Login

Higher standards for both presidents and privates

As a lowly draftee, I shared one thing with all of my superiors, up to and including the chairman of the Joint Chiefs of Staff and, in theory, at least, the commander in chief, a former GI named Eisenhower. All of us were subject to the Uniform Code of Military Justice. 

All of us, the generals and the privates, could face disciplinary measures that included imprisonment and dishonorable discharge for violation of the Code, which listed as punishable offenses serious crimes like murder and desertion, but also such things as refusal to obey orders, abuse of authority, dereliction of duty, conduct unbecoming and moral turpitude. These latter offenses would not necessarily be crimes if committed by those in the general population but they addressed the higher standards expected of a soldier under the oath he had taken.

That oath is nearly the same as that taken by the president of the United States on the day of his inauguration.

The Code, like much of our legal tradition, has its roots in English common law back to the 11th century. Revised many times over the centuries, the Code is older than the U.S. Constitution and gave early recognition to the belief that more is expected of the military.

I bring it up because of the new interest in impeachment, which also calls for more from a certain class of citizens — those holding “high” positions like president and vice president, cabinet members and federal judges. And like the Uniform Code, high crimes and misdemeanors include offenses that would not be subject to prosecution if committed by the average citizen. In other words, presidents — and privates — were held to higher standards from the founding of the nation until — we can hope — today.

The Founders were of many minds about impeachable offenses, finally settling upon “Treason, Bribery, or other High Crimes and Misdemeanors” in Article II, Section 4 of the Constitution. It was suggested by delegate George Mason and taken word for word from the phrase first used by the English Parliament in 1386 to impeach high officials for their high crimes.  

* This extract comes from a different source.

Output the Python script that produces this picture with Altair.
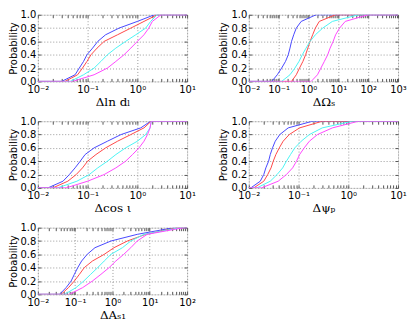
import altair as alt
import pandas as pd
import math

probs = [0.0, 0.1, 0.2, 0.3, 0.4, 0.5, 0.6, 0.7, 0.8, 0.9, 1.0]
series = ["blue", "red", "cyan", "magenta"]
colors = ["#4848ff", "#ff4848", "#4cf4f4", "#ff48ff"]

# quantiles (x value reached at each probability) per panel and series
dlnd_blue = [0.03, 0.056, 0.068, 0.083, 0.097, 0.126, 0.16, 0.23, 0.43, 1.0, 2.2]
dlnd_red = [0.035, 0.063, 0.079, 0.097, 0.117, 0.155, 0.215, 0.40, 0.74, 1.36, 2.5]
dlnd_cyan = [0.045, 0.083, 0.135, 0.185, 0.25, 0.37, 0.58, 0.93, 1.47, 1.85, 2.5]
dlnd_magenta = [0.05, 0.135, 0.25, 0.37, 0.54, 0.74, 1.0, 1.36, 1.7, 2.0, 3.0]

domg_blue = [0.059, 0.09, 0.126, 0.17, 0.21, 0.24, 0.27, 0.32, 0.39, 0.57, 1.8]
domg_red = [0.27, 0.39, 0.5, 0.65, 0.8, 0.95, 1.13, 1.38, 1.7, 2.3, 8.0]
domg_cyan = [0.126, 0.24, 0.35, 0.48, 0.62, 0.83, 1.13, 1.7, 3.0, 6.3, 48.0]
domg_magenta = [1.23, 2.0, 2.6, 3.4, 4.4, 5.3, 6.7, 8.1, 11.0, 17.0, 100.0]

dcos_blue = [0.016, 0.032, 0.043, 0.056, 0.071, 0.089, 0.135, 0.25, 0.47, 1.17, 1.85]
dcos_red = [0.02, 0.04, 0.059, 0.079, 0.1, 0.147, 0.23, 0.4, 0.74, 1.36, 1.9]
dcos_cyan = [0.025, 0.061, 0.108, 0.16, 0.25, 0.37, 0.58, 1.0, 1.47, 1.8, 1.9]
dcos_magenta = [0.037, 0.1, 0.215, 0.37, 0.58, 0.8, 1.08, 1.36, 1.6, 1.8, 1.9]

dpsi_blue = [0.011, 0.017, 0.02, 0.022, 0.025, 0.027, 0.03, 0.034, 0.042, 0.062, 0.19]
dpsi_red = [0.0126, 0.02, 0.024, 0.028, 0.031, 0.035, 0.041, 0.049, 0.065, 0.105, 0.3]
dpsi_cyan = [0.0146, 0.027, 0.037, 0.048, 0.057, 0.069, 0.084, 0.113, 0.165, 0.3, 1.2]
dpsi_magenta = [0.018, 0.039, 0.057, 0.076, 0.091, 0.105, 0.13, 0.165, 0.24, 0.48, 1.6]

das_blue = [0.038, 0.057, 0.078, 0.095, 0.117, 0.149, 0.21, 0.34, 0.91, 4.6, 44.0]
das_red = [0.042, 0.066, 0.095, 0.13, 0.175, 0.29, 0.6, 1.1, 2.5, 7.7, 54.0]
das_cyan = [0.052, 0.105, 0.17, 0.26, 0.4, 0.6, 0.91, 1.85, 3.1, 7.0, 66.0]
das_magenta = [0.07, 0.158, 0.29, 0.49, 0.81, 1.23, 2.0, 3.1, 4.6, 8.5, 81.0]

panels = [
    ("Δln dₗ", 1e-2, 1e1, [dlnd_blue, dlnd_red, dlnd_cyan, dlnd_magenta]),
    ("ΔΩₛ", 1e-2, 1e3, [domg_blue, domg_red, domg_cyan, domg_magenta]),
    ("Δcos ι", 1e-2, 1e1, [dcos_blue, dcos_red, dcos_cyan, dcos_magenta]),
    ("Δψₚ", 1e-2, 1e1, [dpsi_blue, dpsi_red, dpsi_cyan, dpsi_magenta]),
    ("ΔAₛ₁", 1e-2, 1e2, [das_blue, das_red, das_cyan, das_magenta]),
]

K = "round(log(datum.value)/LN10)"
label_expr = (
    "'10' + (" + K + " < 0 ? '⁻' : '') + "
    "(abs(" + K + ") == 0 ? '⁰' : abs(" + K + ") == 1 ? '¹' : abs(" + K + ") == 2 ? '²' : '³')"
)

W, H = 150, 67
FONT = "DejaVu Sans"


def make_panel(title, xmin, xmax, curves):
    rows = []
    for s, qs in zip(series, curves):
        i = 0
        rows.append({"series": s, "x": xmin, "p": 0.0, "i": i})
        for q, p in zip(qs, probs):
            i += 1
            rows.append({"series": s, "x": q, "p": p, "i": i})
        rows.append({"series": s, "x": xmax, "p": 1.0, "i": i + 1})
    df = pd.DataFrame(rows)

    dec_lo = round(math.log10(xmin))
    dec_hi = round(math.log10(xmax))
    majors = [10.0 ** k for k in range(dec_lo, dec_hi + 1)]
    minors = [m * 10.0 ** k for k in range(dec_lo, dec_hi) for m in range(1, 10)] + [majors[-1]]
    yvals = [0.0, 0.2, 0.4, 0.6, 0.8, 1.0]

    xs = alt.Scale(type="log", domain=[xmin, xmax], nice=False)
    ys = alt.Scale(domain=[0, 1], nice=False)
    col = alt.Color("series:N", scale=alt.Scale(domain=series, range=colors), legend=None)

    main = alt.Chart(df).mark_line(strokeWidth=1, clip=True).encode(
        x=alt.X("x:Q", scale=xs, axis=alt.Axis(
            values=majors, labelExpr=label_expr, title=title, ticks=False,
            domain=False, grid=True, gridDash=[1, 2], gridColor="#9a9a9a",
            labelFont=FONT, labelFontSize=10, labelColor="#000", labelPadding=3,
            titleFont="DejaVu Serif", titleFontSize=12, titleFontWeight="normal",
            titleColor="#000", titlePadding=2, labelFlush=False)),
        y=alt.Y("p:Q", scale=ys, axis=alt.Axis(
            values=yvals, format=".1f", title="Probability", ticks=False,
            domain=False, grid=True, gridDash=[1, 2], gridColor="#9a9a9a",
            labelFont=FONT, labelFontSize=10, labelColor="#000", labelPadding=2,
            titleFont=FONT, titleFontSize=10, titleFontWeight="normal",
            titleColor="#000", titlePadding=2, labelFlush=False)),
        color=col,
        order="i:Q",
    )

    def tick_layer(xorient, yorient):
        return alt.Chart(df).mark_line(opacity=0).encode(
            x=alt.X("x:Q", scale=xs, axis=alt.Axis(
                orient=xorient, values=minors, labels=False, title=None, grid=False,
                domain=False, ticks=True, tickSize=3, tickColor="#555",
                offset=-3, minExtent=0, maxExtent=0)),
            y=alt.Y("p:Q", scale=ys, axis=alt.Axis(
                orient=yorient, values=yvals, labels=False, title=None, grid=False,
                domain=False, ticks=True, tickSize=3, tickColor="#555",
                offset=-3, minExtent=0, maxExtent=0)),
            detail="series:N",
        )

    return alt.layer(
        main, tick_layer("bottom", "left"), tick_layer("top", "right")
    ).resolve_axis(x="independent", y="independent").properties(width=W, height=H)


p = [make_panel(*args) for args in panels]

chart = alt.vconcat(
    alt.hconcat(p[0], p[1], spacing=22),
    alt.hconcat(p[2], p[3], spacing=22),
    p[4],
    spacing=7,
).properties(
    padding={"left": -1, "top": 0, "right": 0, "bottom": 0}
).configure_view(stroke="#888", strokeWidth=1).configure(background="white")

chart.save("out.html", embed_options={"renderer": "svg", "actions": False})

Earlier, Benjamin Franklin had called for impeachment when the Chief Magistrate “rendered himself obnoxious” and James Madison said impeachment was needed to defend the people against the Magistrate’s “incapacity, negligence or perfidy.” 

And so, from the beginning, impeachment was considered right and proper when a majority of the House of Representatives deemed the president guilty of conduct that is unbecoming of his office, be it treason or bribery or other high crimes and misdemeanors, up to and perhaps rendering himself obnoxious, negligent or perfidious.

If Donald Trump is indeed impeached by the House and tried by the Senate, he will only be the 20th high official in our long history and just the third president — Nixon beat the rap by resigning before the House voted — along with one senator, who was actually expelled by his fellow senators, one cabinet member and 15 judges.

Trump is unique among presidents facing impeachment in that he has admitted what amounts to his high crime, seeking dirt from a foreign government on a potential opponent in exchange for the release of a badly needed $391 million in arms aid already voted on and approved by Congress.

But his admission doesn’t mean he will be found guilty of this high crime and others by the Republican-controlled Senate. At the moment, it is, in fact, unlikely.

For that reason, impeachment could be a bad idea. If and when two-thirds of the Senate fails to convict him for specific high crimes and misdemeanors that the House will specify in the articles of impeachment, Trump will claim innocence, exoneration and other forms of purification and he will be technically correct. This could be very helpful in his campaign for reelection.

It might be better for the House to investigate the charges, consider them for a censure vote and leave the coming election in the hands of the voters.

Censures are about as rare as presidential impeachments. Censure resolutions aimed at James Buchannan, Abraham Lincoln and William Howard Taft went nowhere, but one president, Andrew Jackson, was formally censured by the Senate in 1834.

His offense? Withholding documents requested by Congress — of all things.